In the early days of film, few people were as funny as Laurel & Hardy.
Stan Laurel was dim-witted, his hair always standing on end as if electrocuted. Oliver Hardy was chubby and gregarious and just as dense as his pal.
In an upcoming film, both comics will be brought back to life by Steve Coogan (as Laurel) and John C. Reilly (as Hardy), Deadline reported. BBC Films exec Christine Langan called it a “dream casting.”
“John C Reilly and Steve Coogan are dream casting for Stan & Ollie, bringing to life with uncanny accuracy and irresistible gusto the genius creative marriage that Jeff Pope’s script explores so lovingly.”
The film, called Stan & Ollie, doesn’t have a release date just yet, and it won’t recreate Laurel & Hardy’s funniest gags. Instead, it will follow the comics’ life behind the scenes and long after their heyday.
The comedy duo was made up of Brit Stan Laurel, born in 1890 in Ulverston (now Cumbria) England, and Georgian Oliver Hardy, born two years later. Both died within a few years of each other — Hardy in 1957 Laurel not long after in 1965.
Laurel was raised in British music halls; his father was a showman. He came to the U.S. in 1910 as part of a comedy troupe with Charlie Chaplin and stayed in the country, where he toured in vaudeville and landed a spot in a film from time to time. Hardy, on the other hand, opened a movie theater in Milledgeville, Georgia and acted in Florida. Later, he moved to Hollywood, where he worked in the Hal Roach Studio as a comic.
And that’s where he met Laurel. Their comic partnership began in 1926, and a year later, they were a hit, starting in silent films and then moving easily into the talkies. These films became legend, and inspired the man set to pen the screenplay, Jeff Pope (who co-wrote the Coogan film Philomena), according to Entertainment Weekly.
“Stan Laurel and Oliver Hardy are my heroes When I watch their movies, in my head it is forever a Saturday morning and I am 6 years old watching the TV at home utterly spellbound. I am aware of the huge responsibility of bringing their characters to life, but I have not treated the boys with kid gloves or looked at them through rose colored specs. They are living and breathing characters, with flaws and shortcomings.”

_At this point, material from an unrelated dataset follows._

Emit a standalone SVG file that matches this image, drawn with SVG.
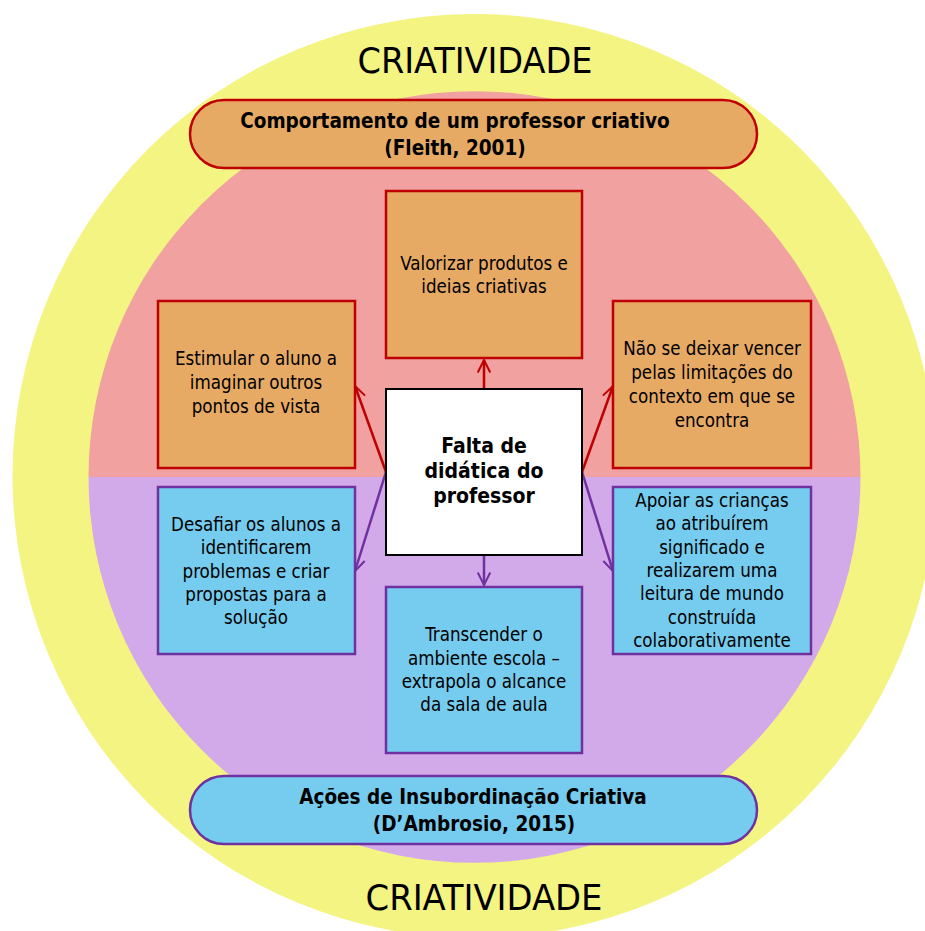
<svg xmlns="http://www.w3.org/2000/svg" width="925" height="931" viewBox="0 0 925 931">
<style>
.t{font-family:"DejaVu Sans Condensed","DejaVu Sans","Liberation Sans",sans-serif;font-stretch:condensed;font-size:18.6px;fill:#000;text-anchor:middle}
.b{font-family:"DejaVu Sans Condensed","DejaVu Sans","Liberation Sans",sans-serif;font-stretch:condensed;font-weight:bold;font-size:20.5px;fill:#000;text-anchor:middle}
.big{font-family:"Liberation Sans Narrow","DejaVu Sans Condensed","Liberation Sans",sans-serif;font-stretch:condensed;font-size:35px;fill:#000;text-anchor:middle}
.ro{fill:#E7AA64;stroke:#C00000;stroke-width:2.5}
.pb{fill:#76CCEF;stroke:#7030A0;stroke-width:2.5}
.cr{stroke:#C00000;stroke-width:2.5;fill:none}
.cp{stroke:#7030A0;stroke-width:2.5;fill:none}
</style>
<defs>
<marker id="ar" viewBox="0 0 12 12" refX="11" refY="6" markerWidth="6" markerHeight="6" orient="auto" markerUnits="strokeWidth">
<path d="M1,1 L11,6 L1,11" fill="none" stroke="#C00000" stroke-width="1.6"/>
</marker>
<marker id="ap" viewBox="0 0 12 12" refX="11" refY="6" markerWidth="6" markerHeight="6" orient="auto" markerUnits="strokeWidth">
<path d="M1,1 L11,6 L1,11" fill="none" stroke="#7030A0" stroke-width="1.6"/>
</marker>
</defs>
<g id="background">
<circle cx="474.5" cy="476" r="462" fill="#F4F483"/>
<path d="M88.5,477 A386,386 0 0 1 860.5,477 Z" fill="#F0A1A0"/>
<path d="M88.5,477 A386,386 0 0 0 860.5,477 Z" fill="#D2AAEA"/>
<text class="big" x="475" y="73" textLength="235" lengthAdjust="spacingAndGlyphs">CRIATIVIDADE</text>
<text class="big" x="484" y="910" textLength="237" lengthAdjust="spacingAndGlyphs">CRIATIVIDADE</text>
</g>
<g id="connectors">
<line class="cr" x1="484" y1="389" x2="484" y2="360" marker-end="url(#ar)"/>
<line class="cr" x1="386" y1="472" x2="355" y2="386" marker-end="url(#ar)"/>
<line class="cr" x1="582" y1="472" x2="613" y2="386" marker-end="url(#ar)"/>
<line class="cp" x1="386" y1="472" x2="355" y2="571" marker-end="url(#ap)"/>
<line class="cp" x1="484" y1="555" x2="484" y2="585" marker-end="url(#ap)"/>
<line class="cp" x1="582" y1="472" x2="613" y2="571" marker-end="url(#ap)"/>
</g>
<g id="banner-top">
<rect class="ro" x="190" y="100" width="567" height="68" rx="34"/>
<text class="b" x="455" y="128">Comportamento de um professor criativo</text>
<text class="b" x="455" y="155">(Fleith, 2001)</text>
</g>
<g id="banner-bottom">
<rect class="pb" x="190" y="776" width="567" height="68" rx="34"/>
<text class="b" x="473" y="804">Ações de Insubordinação Criativa</text>
<text class="b" x="474" y="831">(D’Ambrosio, 2015)</text>
</g>
<g id="center">
<rect x="386" y="389" width="196" height="166" fill="#fff" stroke="#000" stroke-width="2"/>
<text class="b" x="484" y="453" style="font-size:21px">Falta de</text>
<text class="b" x="484" y="478" style="font-size:21px">didática do</text>
<text class="b" x="484" y="503" style="font-size:21px">professor</text>
</g>
<g id="box-top">
<rect class="ro" x="386" y="191" width="196" height="167"/>
<text class="t" x="484" y="270">Valorizar produtos e</text>
<text class="t" x="484" y="293">ideias criativas</text>
</g>
<g id="box-left-top">
<rect class="ro" x="158" y="301" width="197" height="167"/>
<text class="t" x="256" y="365">Estimular o aluno a</text>
<text class="t" x="256" y="389">imaginar outros</text>
<text class="t" x="256" y="413">pontos de vista</text>
</g>
<g id="box-right-top">
<rect class="ro" x="613" y="301" width="198" height="167"/>
<text class="t" x="712" y="355">Não se deixar vencer</text>
<text class="t" x="712" y="379">pelas limitações do</text>
<text class="t" x="712" y="403">contexto em que se</text>
<text class="t" x="712" y="427">encontra</text>
</g>
<g id="box-left-bottom">
<rect class="pb" x="158" y="487" width="197" height="167"/>
<text class="t" x="256" y="531">Desafiar os alunos a</text>
<text class="t" x="256" y="554">identificarem</text>
<text class="t" x="256" y="578">problemas e criar</text>
<text class="t" x="256" y="601">propostas para a</text>
<text class="t" x="256" y="624">solução</text>
</g>
<g id="box-bottom">
<rect class="pb" x="386" y="587" width="196" height="166"/>
<text class="t" x="484" y="641">Transcender o</text>
<text class="t" x="484" y="665">ambiente escola –</text>
<text class="t" x="484" y="688">extrapola o alcance</text>
<text class="t" x="484" y="711">da sala de aula</text>
</g>
<g id="box-right-bottom">
<rect class="pb" x="613" y="487" width="198" height="167"/>
<text class="t" x="712" y="507">Apoiar as crianças</text>
<text class="t" x="712" y="530">ao atribuírem</text>
<text class="t" x="712" y="554">significado e</text>
<text class="t" x="712" y="577">realizarem uma</text>
<text class="t" x="712" y="600">leitura de mundo</text>
<text class="t" x="712" y="624">construída</text>
<text class="t" x="712" y="647">colaborativamente</text>
</g>
</svg>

And so Laurel & Hardy’s golden years will not feature in the film. Instead, Stan & Ollie will cover their 1953 variety hall tour of England, which didn’t look to promising at its start. Their heyday long since past, Laurel & Hardy found their venues nearly empty — and Hardy’s health failing — but they still made each other laugh, connected with old fans, and made new ones. In the end, the tour was a hit, and the duo enjoyed a resurgence in the 50s and 60s.
Stan & Ollie will be a “portrait of the most tender and poignant of creative marriages begins to unfold as the duo, aware that they may be approaching their swan song, try to rediscover just how much they mean to each other,” according to Deadline.
“Like so many others I grew up watching Laurel & Hardy,” said the film’s director, Jon S. Baird, according to BBC News. “I’m therefore honoured to help bring this incredible true story of love, laughter and friendship to the big screen.”
Laurel & Hardy were known for physical and visual comedy, their catchphrases, and an “inventory of pantomimic mannerisms, devices and props which distinguished their work: the derbies, the cry, the hairstyles, the long- suffering camera looks, the eye-blink, the back-breaking pratfalls, the white magic, the tie-twiddle,” according to a bio of the pair.
But most of all, they were beloved for being far too dumb to be unkind, Hardy himself once explained. And that’s why they were so funny.
“Those two fellows we created, they were nice, very nice people. They never get anywhere because they are both so dumb, but they don’t know they’re dumb. One of the reasons people like us, I guess, is because they feel superior to us.”